Speaking at a Bar-Ilan University conference on the threat of the academic boycott against Israel, Kasher, who famously wrote the IDF’s code of ethics, spoke about the uproar over his more recent work and dismissed much of the criticism against it as being either pointless or unfairly biased.

“Ninety-nine percent of the responses [on social media] in the last days on the ethical code weren’t to the point,” he told the conference. “Political debate is full of lies. The principle of truth doesn’t apply to them. It is permitted to lie all the time, to exaggerate, and to make false assurances.

“The problem that these people have with the ethical code is the problem they have with Bennett,” he added. “As soon as Bennett signed on, the left was opposed.”

Education Minister Naftali Bennett arrives for the weekly cabinet meeting at the Prime Minister office in Jerusalem, June 11, 2017. (Marc Israel Sellem/POOL)

Education Minister Naftali Bennett arrives for the weekly cabinet meeting at the Prime Minister office in Jerusalem, June 11, 2017. (Marc Israel Sellem/POOL)

Although the code doesn’t single out any particular political orientation, Israeli academia is often seen as left-leaning. Bennett, head of the religious-nationalist Jewish Home party, has been seen as attempting to limit left-wing voices in educational institutions while bringing in more views from the right.

“When you look at the activity that I was appointed to do, it has no connection, not even half a connection to minister Bennett’s views,” Kasher said. “The purpose of my document is to protect academia from political adulteration.”

Kasher also scorned the Committee of University Heads, which, in a statement, had sharply criticized the notion of Bennett imposing a code of ethics on academic lecturers.

“The committee works like the ultra-Orthodox rabbis,” Kasher said, referring to the ultra-Orthodox resistance to demands for secular education within their high school system. “Their response is that ‘you can’t decide what our children learn.’ It is a conservative instinct of a group that wants to protect its own interests.”

In defending the plan, Bennett said it would help protect freedom of speech by shielding students from backlash over their views.

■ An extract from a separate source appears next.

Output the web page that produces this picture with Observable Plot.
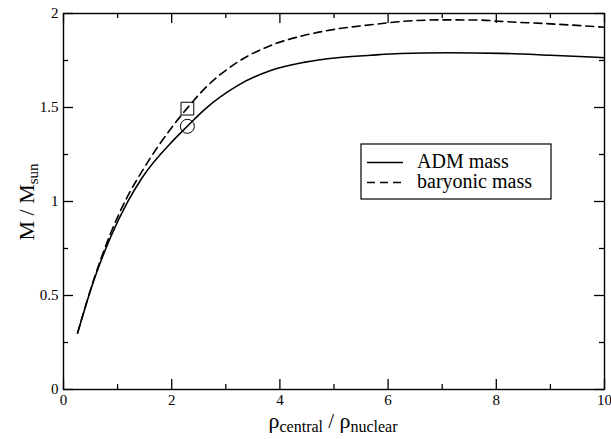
<!DOCTYPE html>
<html><head><meta charset="utf-8">
<script src="https://cdn.jsdelivr.net/npm/d3@7"></script>
<script src="https://cdn.jsdelivr.net/npm/@observablehq/plot@0.6"></script>
<style>body{margin:0;background:#fff} svg{display:block}</style>
</head><body><div id="chart"></div>
<script>
// ---- data ----
const densityADM = [0.26, 0.56, 0.87, 1.18, 1.45, 2.03, 2.29, 2.59, 3.21, 3.83, 4.44, 5.06, 5.68, 6.23, 7.1, 8.08, 9.0, 10.0];
const massADM    = [0.30, 0.58, 0.81, 0.995, 1.125, 1.325, 1.40, 1.485, 1.615, 1.697, 1.740, 1.765, 1.778, 1.787, 1.791, 1.788, 1.778, 1.765];
const densityBaryon = [0.26, 0.56, 0.87, 1.18, 1.45, 2.03, 2.28, 2.59, 3.21, 3.83, 4.44, 5.06, 5.68, 6.23, 7.0, 7.7, 8.08, 9.0, 10.0];
const massBaryon    = [0.30, 0.585, 0.83, 1.025, 1.16, 1.405, 1.494, 1.595, 1.74, 1.83, 1.883, 1.918, 1.94, 1.957, 1.966, 1.965, 1.958, 1.945, 1.927];
const markerDensity = [2.29];
const markerADM = [1.40];
const markerBaryon = [1.494];
const xTicksMajor = [0, 2, 4, 6, 8, 10];
const xTicksMinor = [1, 3, 5, 7, 9];
const yTicksMajor = [0, 0.5, 1, 1.5, 2];
const yTicksMinor = [0.25, 0.75, 1.25, 1.75];
const xDomain = [0, 10];
const yDomain = [0, 2];
const legendLabels = ["ADM mass", "baryonic mass"];

const adm = densityADM.map((x, i) => ({x, y: massADM[i]}));
const bar = densityBaryon.map((x, i) => ({x, y: massBaryon[i]}));
const mADM = markerDensity.map((x, i) => ({x, y: markerADM[i]}));
const mBar = markerDensity.map((x, i) => ({x, y: markerBaryon[i]}));

const font = "'Liberation Serif', 'Times New Roman', serif";
const K = "#000";
const tw = 1.3;
const W = 611, H = 439, mL = 63, mR = 7, mT = 13, mB = 50;
const innerW = W - mL - mR, innerH = H - mT - mB;
const major = 10, minor = 5;

const plot = Plot.plot({
  width: W, height: H,
  marginLeft: mL, marginRight: mR, marginTop: mT, marginBottom: mB,
  x: {domain: xDomain},
  y: {domain: yDomain},
  style: {fontFamily: font, fontSize: "15px", color: K, background: "#fff"},
  marks: [
    Plot.frame({stroke: K, strokeWidth: 1.4}),
    // inward ticks on all four sides
    Plot.ruleX(xTicksMajor, {x: d => d, insetTop: innerH - major, stroke: K, strokeWidth: tw}),
    Plot.ruleX(xTicksMinor, {x: d => d, insetTop: innerH - minor, stroke: K, strokeWidth: tw}),
    Plot.ruleX(xTicksMajor, {x: d => d, insetBottom: innerH - major, stroke: K, strokeWidth: tw}),
    Plot.ruleX(xTicksMinor, {x: d => d, insetBottom: innerH - minor, stroke: K, strokeWidth: tw}),
    Plot.ruleY(yTicksMajor, {y: d => d, insetRight: innerW - major, stroke: K, strokeWidth: tw}),
    Plot.ruleY(yTicksMinor, {y: d => d, insetRight: innerW - minor, stroke: K, strokeWidth: tw}),
    Plot.ruleY(yTicksMajor, {y: d => d, insetLeft: innerW - major, stroke: K, strokeWidth: tw}),
    Plot.ruleY(yTicksMinor, {y: d => d, insetLeft: innerW - minor, stroke: K, strokeWidth: tw}),
    Plot.axisX({ticks: xTicksMajor, tickSize: 0, tickPadding: 5, tickFormat: d => String(d), label: null, fontSize: 15}),
    Plot.axisY({ticks: yTicksMajor, tickSize: 0, tickPadding: 5, tickFormat: d => String(d), label: null, fontSize: 15}),
    Plot.line(adm, {x: "x", y: "y", curve: "monotone-x", stroke: K, strokeWidth: 1.6}),
    Plot.line(bar, {x: "x", y: "y", curve: "monotone-x", stroke: K, strokeWidth: 1.6, strokeDasharray: "8,5"}),
    Plot.dot(mADM, {x: "x", y: "y", r: 7, symbol: "circle", stroke: K, fill: "none", strokeWidth: 1}),
    Plot.dot(mBar, {x: "x", y: "y", r: 7.2, symbol: "square", stroke: K, fill: "none", strokeWidth: 1})
  ]
});
document.getElementById("chart").appendChild(plot);

const svg = d3.select(plot);
// y axis title
const yt = svg.append("text")
  .attr("transform", "translate(34,202) rotate(-90)")
  .attr("text-anchor", "middle").attr("font-family", font).attr("font-size", 22).attr("fill", K);
yt.append("tspan").text("M / M");
yt.append("tspan").attr("font-size", 15).attr("dy", 4).text("sun");

// x axis title
const xt = svg.append("text")
  .attr("x", 333).attr("y", 428)
  .attr("text-anchor", "middle").attr("font-family", font).attr("font-size", 21).attr("fill", K);
xt.append("tspan").attr("font-size", 22).text("ρ");
xt.append("tspan").attr("font-size", 16).attr("dy", 4).text("central");
xt.append("tspan").attr("dy", -4).text(" / ");
xt.append("tspan").attr("font-size", 22).text("ρ");
xt.append("tspan").attr("font-size", 16).attr("dy", 4).text("nuclear");

// legend
const lg = svg.append("g");
lg.append("rect").attr("x", 361).attr("y", 144).attr("width", 190).attr("height", 55)
  .attr("fill", "#fff").attr("stroke", K).attr("stroke-width", 1.2);
[["none", 162.5], ["8,5", 182.5]].forEach(([dash, y], i) => {
  lg.append("line").attr("x1", 367).attr("x2", 403).attr("y1", y).attr("y2", y)
    .attr("stroke", K).attr("stroke-width", 1.6).attr("stroke-dasharray", dash);
  lg.append("text").attr("x", 417).attr("y", y + 5.5).attr("text-anchor", "start")
    .attr("font-family", font).attr("font-size", 20).attr("fill", K).text(legendLabels[i]);
});
</script>
</body></html>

“Today we are working to prevent the silencing of voices in academia,” he said ahead of the weekly cabinet meeting in Jerusalem, “to prevent a situation in which a student can be hurt because of his political opinions and a lecturer who gets wages from taxpayers can put out a call for academic boycott.”

A committee of university heads said in a statement Saturday that Bennett’s plan to apply the code was “violating academic freedom.”

Bar-Ilan University (photo credit: CC-BY Avishai Teicher/Wikimedia Commons)

An illustrative photo of the Bar-Ilan University campus (CC-BY Avishai Teicher/Wikimedia Commons)

Last December, Bennett asked Kasher to draw up a document laying down the lines for acceptable behavior by academic lecturers regarding political activism during teaching sessions. Kasher recently presented the code to Bennett and the latter now plans to submit it for approval by the Council for Higher Education in Israel, the national governing body for academic institutes, according to a Friday report in the Yedioth Ahronoth daily.

The code also calls for academic institutes to establish a unit to monitor political activity on campus. Lecturers who have complaints filed against them could face a disciplinary citation from the institution and, if the activity continues, possible additional disciplinary action, according to the code.

“The proposed ethical code formulated by Professor Asa Kasher removes from the academic institutes the freedom to lay down the rules for behavior and conduct by members of the academic staff,” the university heads said in the statement.

They added that the code “seriously and fundamentally violates academic freedom.”